The land for miles around is flat. There are substantial numbers of majestic trees, although they are reasonably far apart and couldn’t be referred to as woods or forest. The land is dusty and sandy, although there are areas of richer soil.

namacunde_field

The rainy season is from late November to April and in June 2010 pools of water still sat alongside parts of the road although these pools had clearly diminished in size since April and would probably dry up in due course. In the first half of each of 2008, 2009 and 2010 Cunene province suffered terribly from flooding. The floods are destructive, sweeping away crops, roads and homes, leaving tens of thousands homeless. Ondjiva has a number of tented camps housing flood victims, with many people waiting years to be rehoused. Currently, Chinese labourers are building enormous dykes around Ondjiva in order to keep flood water out of the town. Namacunde has no such protection. Perhaps, in due course, some of the diverted water will be captured and used to provide a more permanent water supply.

namacunde_huts_distant

Prior to the Civil War (1975-2002) Cunene province was a reasonably fertile area and perhaps it might be again in the future.
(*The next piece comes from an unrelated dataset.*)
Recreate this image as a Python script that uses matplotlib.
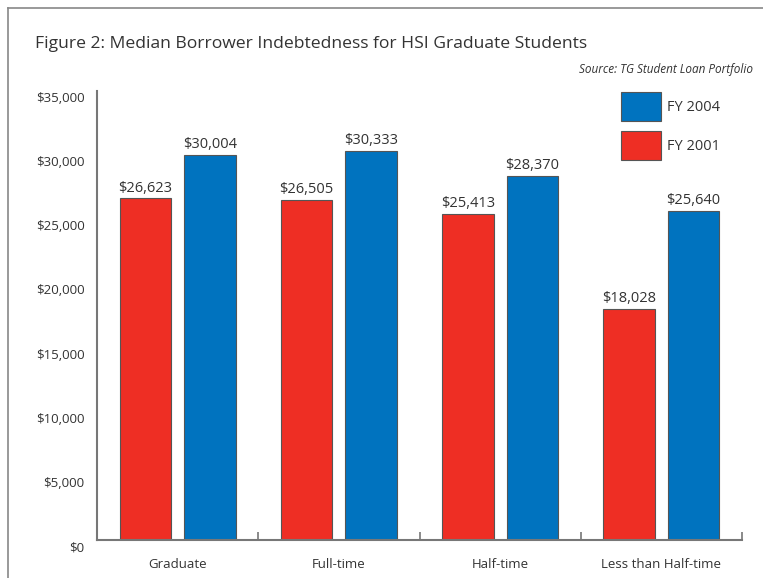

Commercial farming has stagnated because of marketing and transport difficulties; shortages of seed, fertilizer; and the impact of the Civil War on planting, harvesting, and yields. Land mines and fear of attack forced many farmers to reduce the areas under cultivation, especially fields distant from villages, and to abandon harvesting some planted areas. Also, the movement of country people to safer urban areas resulted in the over cultivation of lands and reduced farming yields. In contrast, on the Namibian side of the border one can see much more extensive arable areas, a wider variety of crops and a more successful farming regime, so perhaps over time this position can be mirrored in Cunene province.